- Glenullin Location within Northern Ireland
- • Belfast: 50 miles
- District: Coleraine Borough;
- County: County Londonderry;
- Country: Northern Ireland
- Sovereign state: United Kingdom
- Post town: Coleraine
- Postcode district: BT51
- Dialling code: 028, +44 28
- Police: Northern Ireland
- Fire: Northern Ireland
- Ambulance: Northern Ireland
- UK Parliament: East Londonderry;
- NI Assembly: East Londonderry;

= Glenullin =

Village in County Londonderry, Northern Ireland

Glenullin was previously a rural area but has now expanded to become a small village in a valley between the villages of Garvagh, Swatragh and Dungiven, and lies in the borough of Coleraine, County Londonderry, Northern Ireland. The nearest city is Derry which is 27 miles away. 'The Glen', as it is often known, is not an officially recognised administrative division but there is a strong local identity and an active community sector. Although the area has few amenities, the local Primary school, St Patrick's & St Joseph's Federated Primary School, and St Joseph's Catholic Church have particular prominence in the life of Glenullin.

==Sport==
Glenullin was one of the first areas in the county to organise Gaelic games and the local club, John Mitchel's GAC, based at Seán Ó Maoláin Park, has a number of football and camogie teams. They previously had hurling teams but were unable to manage them correctly and they fell apart.

==People==
- Paddy Bradley, Gaelic football player. Played for Derry from the 1990s until 2010.
- Gabriel Bradley, Gaelic footballer, played for the county in the 1970s and 1980s.
- Liam 'Baker' Bradley, manager of Antrim GAA football team.
- Eoin Bradley, Gaelic football player, a star of the county team from 2008 until an injury in 2011.
- Dermot McNicholl, one of the leading Gaelic footballers in the county in the 1980s and 1990s, also played Australian rules football and in the International Rules Series.
- Harry Mullan, boxing journalist (1946–99).
- John Eddie Mullan (1923-2008), later a Derry player, briefly played football for Glenullin in the 1940s.
- Gerard O'Kane, Gaelic football player, on county teams since 2002.

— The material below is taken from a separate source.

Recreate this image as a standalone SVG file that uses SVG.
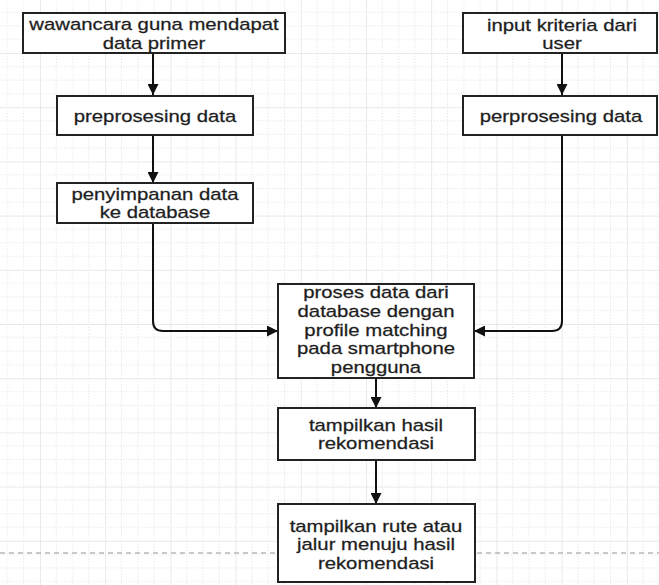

==Ecology, History and Notable places==
In the basin of the valley there is an ombrotrophic raised bog which, having suffered severe ecological damage by commercial peat extraction in 1994, is now a protected site. Much of Glenullin bog that remains today would have been familiar to the different cultures that have populated the valley, including the pre-Christian Iron Age and the people of the Middle Ages who built forts, raths and ritual cairns on prominent locations on hillsides and drumlins. Over recent centuries, the inhabitants of the single-storey, thatched vernacular dwellings that dotted the valley sides harvested turf from the bog, revealing the stumps of the oaks that once filled the valley.
In 1922 an IRA volunteer was buried in the bog. The burial was done at night with a full colour party which indicates it was a respected volunteer. There are no details of his name or burial location but the story has been passed down through generations of the MacNiocaill family (Phaidi Hamish).

The original football pitch in Glenullin was Tinkers Park in Coolcoscreghan townland, on the junction of the Lisnascreghog and Glen roads. This field is now livestock grazing. The original GAC meeting hall is a green metal building with a red roof on the Glenullin Road at the junction with Lisnascreghog Road. The current football pitch beside the council sink estate in Curraghmore was opened in 1973. A new GAC training ground was opened in 2014 in a field beside the Brockagh River, opposite the current pitch.

In older times, the Ancient Order of Hibernians played prominence in life in Glenullin. Their old meeting hall can be found in the area known as The Cutting near Brockagh Houses on the Glen Road.

There is an old church in Glenullin which can be found on Temple Road, at the Junction with Hillside Road. Although the building is now ruins, the surrounding area was tidied up to allow people to enter the old church grounds and pray.

On the junction of Churchtown Road and Ballyrogan Road, Errigal Old Church can be found. This was founded by St Adamnan in the 7th century. The site now consists of the ruined remains of a medieval church in the centre of a walled graveyard, a rock-souterrain and a ballaun stone. The unusual Gortnamoyagh Inauguration Stone, featuring two carved footprints and a staff mark, was used until the 16th century during local Gaelic Chieftain Inauguration ceremonies.

==Parish==
Glenullin is in the civil parish of Errigal and in the Catholic parish of Garvagh in the (Diocese of Derry). Glenullin covers about half the total parish area, the remaining being in the village of Garvagh and the neighbouring hamlet of Ballerin.